Para buena parte del siglo XX el cuidado de los padres, o abuelos, era una virtud por la cual se podían sacrificar ciertos intereses particulares, aunque también se podía caer en situaciones penosas como aquella hija consagrada a los padres de la película “Agua para chocolate”.
Es decir, la pregunta es cómo poder equilibrar una ética individualista que abra múltiples compuertas personales para ser y decidir sobre sí mismo, sin que deje al sujeto demasiado solo y desprotegido. Frente a una ética más comunitaria en la que podamos cuidarnos más pero también sufriendo intromisiones poco tolerables en la actualidad.
Los límites de la gratitud no parecen condicionar de la misma manera este tipo de responsabilidad, como en otras generaciones. El reconocimiento al otro respondía a criterios colectivos muy precisos y que, de no cumplirse, implicaban claras sanciones comunitarias. Por el contrario, muchas de las formas de condicionamiento social apuntan a no perder el rastro de sí mismo, salvo con los hijos, donde imperan fuertes restricciones sobre el cuidado y el afecto debido a lo muy valorada que está la figura del niño en la actualidad.
La pregunta que surge es cómo conciliar el sentimiento de gratitud ante figuras “menos” apreciadas socialmente, con las dificultades concretas para llevarla a cabo, o cómo lograr que dicho sentimiento pueda trasladarse a ayudas precisas, sin que sea vivido como un incordio solo manejado por el sentimiento de culpa, el forzamiento de sí o el abandono al otro.
Cicerón consideraba la gratitud, no solo la más grande de las virtudes, sino como la madre de todas las demás. Ya que aquellas relaciones que generaron vínculos, término que justamente remite en su etimología latina atadura, posibilitarían muchas otras formas de solidaridad más abstractas.
Por ello, es un término valioso para describir esa íntima relación al otro que implica un intercambio, un encuentro, una forma de compartir, pero también algo que transforma al que da y que recibe, en una clara reivindicación del valor de la generosidad.
En tanto, no solo se produce una devolución de lo recibido, sino un deseo de dar que se transmite a otros, que no necesariamente han ayudado.

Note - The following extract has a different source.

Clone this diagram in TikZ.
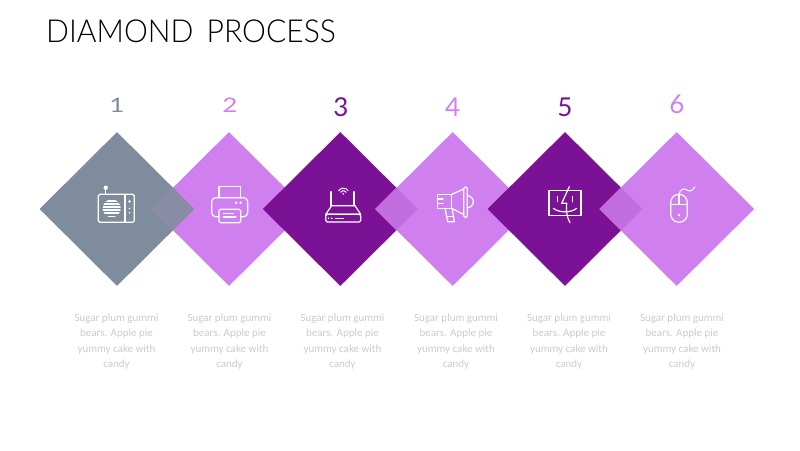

Por el contrario, cuando esto no sucede, el sujeto quedaría limitado por la percepción de carencia con lo recibido y desilusión frente a los otros.
¿Por qué detenernos en este tema hoy?
En las personas mayores, particularmente ante ciertas patologías o limitaciones en la independencia, frente a duelos complejos o incluso por la falta de espacios laborales, pueden aumentar los niveles de soledad y una amenazante sensación de inseguridad, lo que puede implicar que las nuevas formas de vinculación, con familiares o allegados, puedan volverse más demandantes, generalmente por el incremento en el nivel de necesidad de compañía o apoyo. Es allí donde, la carencia de redes de gratitud, puede devenir en tareas filiales obligadas que terminan en formas de violencia.
Por otro lado, cuando el cuidado al otro aparece como una obligación vaciada de sentidos que la enaltezcan o la valoricen, puede generar que la tarea, de cumplirse, sea más pesada y produzca una sensación corrosiva de estar haciendo algo que va contra uno mismo. “Comprar un problema”, como si fuese algo eyectable, y no como si fuese un vínculo que nos ata, tanto como nos humaniza.
Por todo esto, la gratitud puede convertirse en un modo de afirmación de sí, que implica costos, pero también recompensas concretas, pero también más abstractas. Las investigaciones en psicología han mostrado que la gratitud aumenta el sentido de confianza lo que redunda en mayor bienestar y control sobre las circunstancias personales. La evidencia indica que habría un aumento del sentimiento de crecimiento personal, propósito en la vida y aceptación de sí mismo. Factores que permiten mejorar las experiencias difíciles ya que la gratitud es más que un intercambio preciso de bienes, sino la respuesta a una transmisión de amor que genera confianza en las relaciones humanas.
Para terminar, citaría a la psicoanalista Melanie Klein quien sostenía que cuando un niño siente piedad por una ardilla herida y la ayuda, el mundo hostil se transforma en más amable.